Положение человека перед последними, «отдельными» вещами такое же странное, как перед первыми сущностями. Руководства его оставили. Он впервые и вдруг абсолютно свободен. О его решениях судит его внутреннее ощущение и больше никто. Критерий практики у Аристотеля — чувство (ЭН II 9). Но ведь чувство может прийти, а может не прийти. Ты знаешь и чувствуешь, чувствуешь и знаешь, что ты можешь и смеешь сейчас оперировать этого больного, или выступить всенародно со своей философской системой, или ты не чувствуешь и не знаешь этого; и никакими человеческими силами призвать на себя озарение, если оно не пришло, ты не можешь. Чувство само в себе, как непосредственная данность, всегда безошибочно и истинно. Но чувство, по Аристотелю, есть чувство присутствия ощущения или чувство его отсутствия. Что из этих двух вещей человек сейчас испытывает, решает не он и распоряжается не он. Как раз в ту минуту, когда индивид в своих неповторимых обстоятельствах вышел, кажется, на простор абсолютной свободы, он оказывается с головой выдан чему-то абсолютно другому.
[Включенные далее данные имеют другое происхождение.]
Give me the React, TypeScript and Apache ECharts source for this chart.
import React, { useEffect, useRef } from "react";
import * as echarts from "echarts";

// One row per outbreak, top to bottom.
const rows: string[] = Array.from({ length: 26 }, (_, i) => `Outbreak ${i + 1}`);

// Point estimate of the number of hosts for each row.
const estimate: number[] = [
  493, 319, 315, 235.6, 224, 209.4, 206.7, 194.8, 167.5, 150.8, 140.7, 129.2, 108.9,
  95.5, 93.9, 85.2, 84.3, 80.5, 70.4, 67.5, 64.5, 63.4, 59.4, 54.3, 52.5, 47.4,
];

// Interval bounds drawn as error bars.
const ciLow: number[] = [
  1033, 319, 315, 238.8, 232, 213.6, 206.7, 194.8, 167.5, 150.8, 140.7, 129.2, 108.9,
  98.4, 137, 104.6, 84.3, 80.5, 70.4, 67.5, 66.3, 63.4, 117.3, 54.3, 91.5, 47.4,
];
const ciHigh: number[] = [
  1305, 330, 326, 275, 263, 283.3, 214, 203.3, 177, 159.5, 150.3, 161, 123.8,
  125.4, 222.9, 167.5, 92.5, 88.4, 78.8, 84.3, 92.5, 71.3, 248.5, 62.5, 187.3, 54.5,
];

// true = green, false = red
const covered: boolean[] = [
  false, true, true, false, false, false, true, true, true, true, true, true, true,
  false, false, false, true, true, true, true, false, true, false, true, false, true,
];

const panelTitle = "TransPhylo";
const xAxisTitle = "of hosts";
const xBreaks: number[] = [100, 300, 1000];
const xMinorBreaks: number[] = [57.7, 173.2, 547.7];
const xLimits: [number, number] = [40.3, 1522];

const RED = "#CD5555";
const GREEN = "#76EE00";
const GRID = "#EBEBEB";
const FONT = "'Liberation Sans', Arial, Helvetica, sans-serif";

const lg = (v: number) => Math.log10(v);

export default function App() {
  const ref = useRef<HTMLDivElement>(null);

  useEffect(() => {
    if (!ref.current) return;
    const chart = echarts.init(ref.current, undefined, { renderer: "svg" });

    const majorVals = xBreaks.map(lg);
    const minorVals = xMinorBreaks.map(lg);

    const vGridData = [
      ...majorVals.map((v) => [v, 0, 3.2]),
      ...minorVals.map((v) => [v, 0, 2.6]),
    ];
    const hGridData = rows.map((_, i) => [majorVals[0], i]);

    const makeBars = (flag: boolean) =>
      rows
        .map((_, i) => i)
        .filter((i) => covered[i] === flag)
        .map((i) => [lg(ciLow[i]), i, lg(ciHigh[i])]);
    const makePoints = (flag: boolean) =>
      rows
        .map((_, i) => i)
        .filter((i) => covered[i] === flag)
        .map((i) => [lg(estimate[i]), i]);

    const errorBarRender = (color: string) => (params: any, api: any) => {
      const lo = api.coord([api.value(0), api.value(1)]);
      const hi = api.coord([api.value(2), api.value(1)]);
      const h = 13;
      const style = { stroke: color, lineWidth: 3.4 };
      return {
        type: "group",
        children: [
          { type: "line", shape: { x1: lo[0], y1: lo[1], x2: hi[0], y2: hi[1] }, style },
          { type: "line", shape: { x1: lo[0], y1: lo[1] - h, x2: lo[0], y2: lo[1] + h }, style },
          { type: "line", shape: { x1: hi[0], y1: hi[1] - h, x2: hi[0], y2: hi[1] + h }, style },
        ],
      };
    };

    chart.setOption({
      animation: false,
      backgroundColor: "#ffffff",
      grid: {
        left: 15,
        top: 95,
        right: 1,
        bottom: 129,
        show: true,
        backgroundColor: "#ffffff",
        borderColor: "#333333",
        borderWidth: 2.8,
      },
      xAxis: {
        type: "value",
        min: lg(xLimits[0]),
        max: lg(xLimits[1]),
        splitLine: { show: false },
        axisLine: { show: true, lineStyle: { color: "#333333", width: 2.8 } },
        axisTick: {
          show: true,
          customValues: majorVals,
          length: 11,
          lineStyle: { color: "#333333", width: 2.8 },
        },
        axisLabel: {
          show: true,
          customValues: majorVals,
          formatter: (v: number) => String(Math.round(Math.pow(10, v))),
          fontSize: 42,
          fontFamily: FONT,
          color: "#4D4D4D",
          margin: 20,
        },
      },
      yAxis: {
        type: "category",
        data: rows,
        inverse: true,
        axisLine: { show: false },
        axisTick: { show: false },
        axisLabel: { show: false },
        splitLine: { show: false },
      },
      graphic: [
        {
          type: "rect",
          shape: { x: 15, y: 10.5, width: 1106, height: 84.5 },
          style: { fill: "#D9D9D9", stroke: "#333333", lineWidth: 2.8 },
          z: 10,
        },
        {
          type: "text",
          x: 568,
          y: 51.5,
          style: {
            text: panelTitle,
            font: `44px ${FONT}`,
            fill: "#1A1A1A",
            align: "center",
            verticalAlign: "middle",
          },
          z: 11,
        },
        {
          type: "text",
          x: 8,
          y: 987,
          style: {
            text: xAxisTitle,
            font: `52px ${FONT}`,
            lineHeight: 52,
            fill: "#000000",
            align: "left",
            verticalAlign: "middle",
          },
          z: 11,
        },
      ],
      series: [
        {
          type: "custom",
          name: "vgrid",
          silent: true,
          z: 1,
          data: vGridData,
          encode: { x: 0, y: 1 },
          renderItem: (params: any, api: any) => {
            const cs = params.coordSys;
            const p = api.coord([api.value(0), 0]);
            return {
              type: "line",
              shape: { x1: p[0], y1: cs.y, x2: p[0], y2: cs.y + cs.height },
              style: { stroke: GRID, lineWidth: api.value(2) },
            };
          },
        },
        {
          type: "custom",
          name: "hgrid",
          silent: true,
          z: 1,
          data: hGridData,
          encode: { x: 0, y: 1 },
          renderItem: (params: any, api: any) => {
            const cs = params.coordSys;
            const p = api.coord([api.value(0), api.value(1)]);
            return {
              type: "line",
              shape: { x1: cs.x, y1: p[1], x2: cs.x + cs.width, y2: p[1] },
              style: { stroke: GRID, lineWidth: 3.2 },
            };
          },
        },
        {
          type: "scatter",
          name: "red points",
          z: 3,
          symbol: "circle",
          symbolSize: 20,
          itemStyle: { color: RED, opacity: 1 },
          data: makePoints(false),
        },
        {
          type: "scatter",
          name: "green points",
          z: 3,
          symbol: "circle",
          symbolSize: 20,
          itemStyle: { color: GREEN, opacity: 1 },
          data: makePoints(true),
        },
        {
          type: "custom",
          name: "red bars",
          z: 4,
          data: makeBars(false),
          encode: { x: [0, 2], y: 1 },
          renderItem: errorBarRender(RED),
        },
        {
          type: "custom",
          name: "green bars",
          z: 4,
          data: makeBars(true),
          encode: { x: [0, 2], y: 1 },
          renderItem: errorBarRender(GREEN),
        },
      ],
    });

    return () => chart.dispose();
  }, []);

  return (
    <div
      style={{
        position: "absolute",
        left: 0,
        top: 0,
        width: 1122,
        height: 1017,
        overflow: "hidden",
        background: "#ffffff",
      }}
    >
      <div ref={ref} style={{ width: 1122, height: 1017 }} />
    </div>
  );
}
В пространстве между первыми и последними вещами, подступая к ним, но не распространяясь на них, располагается область рациональности, науки и техники. Это знаменитая теория, она имеет дело с универсалиями. Разум здесь не спотыкается о ситуации, когда ему надо было бы ждать у моря погоды. И всё-таки теория есть высшая практика. Рассуждение, кроме своей собственной правильности, нуждается еще в знании, когда именно, где и как его вести, а об этом науки нет, это опять надо чувствовать, но можно ведь так и не почувствовать. Когда философия плоха, она обычно бывает плоха не ошибочностью своих умозаключении, а своей неуместностью. Чувство — критерий практики, в том числе высшей практики, т. е. теории.
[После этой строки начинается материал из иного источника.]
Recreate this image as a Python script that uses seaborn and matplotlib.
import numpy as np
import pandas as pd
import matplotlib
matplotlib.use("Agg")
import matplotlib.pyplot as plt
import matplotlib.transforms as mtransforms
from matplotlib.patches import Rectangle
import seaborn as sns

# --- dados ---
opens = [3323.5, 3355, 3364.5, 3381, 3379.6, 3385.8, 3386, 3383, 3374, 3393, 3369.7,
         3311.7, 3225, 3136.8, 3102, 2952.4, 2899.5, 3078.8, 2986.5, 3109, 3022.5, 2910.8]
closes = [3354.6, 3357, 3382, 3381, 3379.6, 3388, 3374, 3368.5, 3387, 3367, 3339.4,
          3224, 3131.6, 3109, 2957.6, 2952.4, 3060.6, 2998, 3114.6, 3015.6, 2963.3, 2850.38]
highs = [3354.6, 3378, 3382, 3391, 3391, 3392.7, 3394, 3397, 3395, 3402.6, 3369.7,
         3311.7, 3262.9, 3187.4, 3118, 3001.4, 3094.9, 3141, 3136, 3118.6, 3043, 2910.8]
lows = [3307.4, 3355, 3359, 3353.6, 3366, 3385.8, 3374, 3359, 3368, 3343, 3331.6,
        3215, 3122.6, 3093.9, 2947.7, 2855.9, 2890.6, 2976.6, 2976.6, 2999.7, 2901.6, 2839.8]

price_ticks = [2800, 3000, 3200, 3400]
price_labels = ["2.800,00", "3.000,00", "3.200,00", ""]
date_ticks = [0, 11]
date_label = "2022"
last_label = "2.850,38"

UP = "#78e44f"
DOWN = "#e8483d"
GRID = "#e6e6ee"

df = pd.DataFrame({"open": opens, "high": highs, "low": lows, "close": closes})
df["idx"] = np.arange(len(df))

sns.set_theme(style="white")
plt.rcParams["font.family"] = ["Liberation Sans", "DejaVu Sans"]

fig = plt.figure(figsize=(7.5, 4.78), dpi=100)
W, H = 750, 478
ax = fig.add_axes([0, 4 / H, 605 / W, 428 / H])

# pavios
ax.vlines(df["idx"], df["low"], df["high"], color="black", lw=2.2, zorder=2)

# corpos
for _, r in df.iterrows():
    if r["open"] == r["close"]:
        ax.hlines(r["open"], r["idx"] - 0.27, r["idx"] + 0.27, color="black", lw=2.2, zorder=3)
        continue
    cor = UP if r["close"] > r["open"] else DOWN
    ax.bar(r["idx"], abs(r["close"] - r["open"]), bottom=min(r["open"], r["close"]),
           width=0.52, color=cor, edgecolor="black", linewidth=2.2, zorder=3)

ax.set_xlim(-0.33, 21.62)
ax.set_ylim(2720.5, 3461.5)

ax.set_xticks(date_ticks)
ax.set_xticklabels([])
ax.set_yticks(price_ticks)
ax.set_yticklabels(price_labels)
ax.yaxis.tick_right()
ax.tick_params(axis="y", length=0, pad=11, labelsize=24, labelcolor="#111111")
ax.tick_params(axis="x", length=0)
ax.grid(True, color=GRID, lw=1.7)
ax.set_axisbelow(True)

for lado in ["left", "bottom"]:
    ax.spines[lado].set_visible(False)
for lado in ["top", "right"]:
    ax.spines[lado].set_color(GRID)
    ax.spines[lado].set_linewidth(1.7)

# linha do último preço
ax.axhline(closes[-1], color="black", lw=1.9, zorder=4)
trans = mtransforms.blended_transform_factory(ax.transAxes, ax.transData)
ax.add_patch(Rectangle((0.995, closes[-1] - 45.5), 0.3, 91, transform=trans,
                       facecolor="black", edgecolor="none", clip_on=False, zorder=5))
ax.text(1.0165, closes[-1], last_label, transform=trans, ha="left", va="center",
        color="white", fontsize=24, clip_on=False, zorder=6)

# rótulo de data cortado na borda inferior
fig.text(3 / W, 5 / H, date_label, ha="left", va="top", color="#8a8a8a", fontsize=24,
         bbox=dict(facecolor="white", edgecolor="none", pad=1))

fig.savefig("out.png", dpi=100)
Стало быть, дело обстоит как будто бы так: Поднимаясь к первым началам вещей или опускаясь к последним самым индивидуальным данностям, мы останавливаемся на чувствующем уме или на умном чувстве, на том, что рассуждение как бы обрывается и мы должны дальше полагаться на что-то другое. Первые и последние вещи останавливают на себе разум. В них чувство, которое есть по своему существу ум, и ум, который осязает свой предмет с ощутимой достоверностью, непосредственно прикасаются к первой или последней, к первой и последней данности. В том, что прямо касается этого прикосновения, не может быть ошибки и не может быть спора, потому что явное, очевидное касание или есть, и мы это чувствуем, или его нет, и мы это тоже чувствуем с той же последней ясностью.
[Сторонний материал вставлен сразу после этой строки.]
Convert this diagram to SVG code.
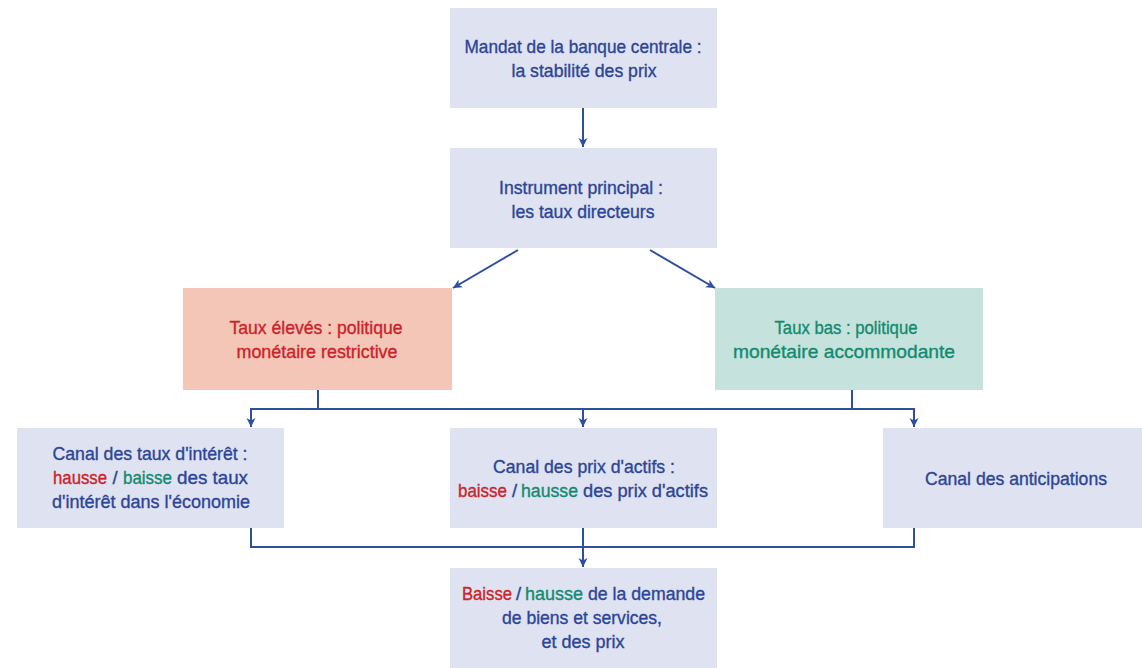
<svg xmlns="http://www.w3.org/2000/svg" width="1142" height="668" viewBox="0 0 1142 668">
<defs>
<style>
.box{fill:#dee2f1}
.red{fill:#f3c6b7}
.grn{fill:#c5e3dc}
text{font-family:"Liberation Sans Narrow","Arial Narrow","Liberation Sans",Arial,sans-serif;font-size:18.5px;text-anchor:middle;fill:#2c4597;stroke:#2c4597;stroke-width:0.35}
text.s{text-anchor:start}
.tr{fill:#cc2229;stroke:#cc2229}
.tg{fill:#138a70;stroke:#138a70}
.con{fill:none;stroke:#2d4f9e;stroke-width:2}
</style>
<marker id="ah" markerWidth="10" markerHeight="10" refX="9" refY="5" orient="auto" markerUnits="userSpaceOnUse">
<path d="M0,0.5 L9,5 L0,9.5 L2.5,5 z" fill="#2d4f9e"/>
</marker>
</defs>
<rect width="1142" height="668" fill="#ffffff"/>
<g id="connectors">
<line class="con" x1="583" y1="108" x2="583" y2="147" marker-end="url(#ah)"/>
<line class="con" x1="518" y1="250" x2="453" y2="288" marker-end="url(#ah)"/>
<line class="con" x1="650" y1="250" x2="715" y2="288" marker-end="url(#ah)"/>
<polyline class="con" points="318,390 318,409"/>
<polyline class="con" points="852,390 852,409"/>
<polyline class="con" points="251,427 251,409 914,409 914,427" marker-end="url(#ah)"/>
<line class="con" x1="251" y1="409" x2="251" y2="427" marker-end="url(#ah)"/>
<line class="con" x1="583" y1="409" x2="583" y2="427" marker-end="url(#ah)"/>
<polyline class="con" points="251,528 251,547 914,547 914,528"/>
<line class="con" x1="583" y1="528" x2="583" y2="567" marker-end="url(#ah)"/>
</g>
<g id="mandat">
<rect class="box" x="450" y="8" width="267" height="100"/>
<text x="583" y="52.5" textLength="237" lengthAdjust="spacingAndGlyphs">Mandat de la banque centrale :</text>
<text x="584" y="76.5" textLength="145" lengthAdjust="spacingAndGlyphs">la stabilité des prix</text>
</g>
<g id="instrument">
<rect class="box" x="450" y="148" width="267" height="100"/>
<text x="581" y="194" textLength="164" lengthAdjust="spacingAndGlyphs">Instrument principal :</text>
<text x="583" y="218" textLength="143" lengthAdjust="spacingAndGlyphs">les taux directeurs</text>
</g>
<g id="restrictive">
<rect class="red" x="183" y="288" width="269" height="102"/>
<text class="tr" x="316" y="333.5" textLength="173" lengthAdjust="spacingAndGlyphs">Taux élevés : politique</text>
<text class="tr" x="317" y="357.5" textLength="161" lengthAdjust="spacingAndGlyphs">monétaire restrictive</text>
</g>
<g id="accommodante">
<rect class="grn" x="715" y="288" width="268" height="102"/>
<text class="tg" x="846" y="333.5" textLength="143" lengthAdjust="spacingAndGlyphs">Taux bas : politique</text>
<text class="tg" x="844" y="357.5" textLength="222" lengthAdjust="spacingAndGlyphs">monétaire accommodante</text>
</g>
<g id="canal-taux">
<rect class="box" x="17" y="428" width="267" height="100"/>
<text x="150" y="460" textLength="195" lengthAdjust="spacingAndGlyphs">Canal des taux d'intérêt :</text>
<text class="s tr" x="53" y="484" textLength="54" lengthAdjust="spacingAndGlyphs">hausse</text>
<text x="115" y="484">/</text>
<text class="s tg" x="123" y="484" textLength="49" lengthAdjust="spacingAndGlyphs">baisse</text>
<text class="s" x="177" y="484" textLength="71" lengthAdjust="spacingAndGlyphs">des taux</text>
<text x="151" y="508" textLength="198" lengthAdjust="spacingAndGlyphs">d'intérêt dans l'économie</text>
</g>
<g id="canal-actifs">
<rect class="box" x="450" y="428" width="267" height="100"/>
<text x="584" y="472.5" textLength="182" lengthAdjust="spacingAndGlyphs">Canal des prix d'actifs :</text>
<text class="s tr" x="458" y="496.5" textLength="49" lengthAdjust="spacingAndGlyphs">baisse</text>
<text x="514.5" y="496.5">/</text>
<text class="s tg" x="521" y="496.5" textLength="57" lengthAdjust="spacingAndGlyphs">hausse</text>
<text class="s" x="583" y="496.5" textLength="125" lengthAdjust="spacingAndGlyphs">des prix d'actifs</text>
</g>
<g id="canal-anticipations">
<rect class="box" x="883" y="428" width="259" height="100"/>
<text x="1016" y="485" textLength="182" lengthAdjust="spacingAndGlyphs">Canal des anticipations</text>
</g>
<g id="demande">
<rect class="box" x="450" y="568" width="267" height="100"/>
<text class="s tr" x="462" y="600" textLength="50" lengthAdjust="spacingAndGlyphs">Baisse</text>
<text x="518.5" y="600">/</text>
<text class="s tg" x="525" y="600" textLength="58" lengthAdjust="spacingAndGlyphs">hausse</text>
<text class="s" x="588" y="600" textLength="117" lengthAdjust="spacingAndGlyphs">de la demande</text>
<text x="582" y="624" textLength="160" lengthAdjust="spacingAndGlyphs">de biens et services,</text>
<text x="583" y="648" textLength="83" lengthAdjust="spacingAndGlyphs">et des prix</text>
</g>
</svg>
Против этого предположения о том, что в началах и в концах всей области науки, техники и вообще разумного пользования рациональным инструментарием, а значит действий через то или иное посредство, нас ожидают последние пределы, или может быть один и тот же предел, где мы уже имеем дело прямо с непосредственной данностью, говорит то очевидное обстоятельство, что как раз чувства ничего не воспринимают и не могут воспринимать непосредственно. Зрение смотрит через воздух, слух слышит через воздух, вкус чувствует через воду, для чувств нужен промежуток, простор, среда, чтобы не было непосредственного столкновения органа чувств с предметом. Если орган чувств как-то войдет в непосредственное соприкосновение с предметом, то он сразу перестанет ощущать что бы то ни было. Все чувства у Аристотеля как бы вырастают на почве осязания, единственного абсолютно необходимого чувства; без осязания живое существо не может существовать, а без всех остальных чувств всё-таки может. Но осязание, оказывается, еще дальше от непосредственности, чем другие чувства; в самом деле, среда для органа осязания, который расположен где-то внутри живого существа, — это тело; тело состоит, кроме воды и воздуха, еще и из земли, значит, в этой среде для ощущения больше промежуточных препятствий. Надо сказать об органе осязания еще и другое. У Аристотеля осязание — самое очеловеченное из всех чувств, только совершенство осязания, а не, скажем, совершенство зрения или слуха прямо сопутствует одаренности человека. Выходит, кроме той среды, какой выступает тело, между органом осязания и предметом осязания неким образом размещается в качестве среды вся разумная человеческая природа. Когда ум прикасается к первым сущностям, человек тоже не превращается в какое-нибудь вдохновенное животное, его рациональная природа остается и опять стоит тут неизбежной, а может быть и необходимой средой.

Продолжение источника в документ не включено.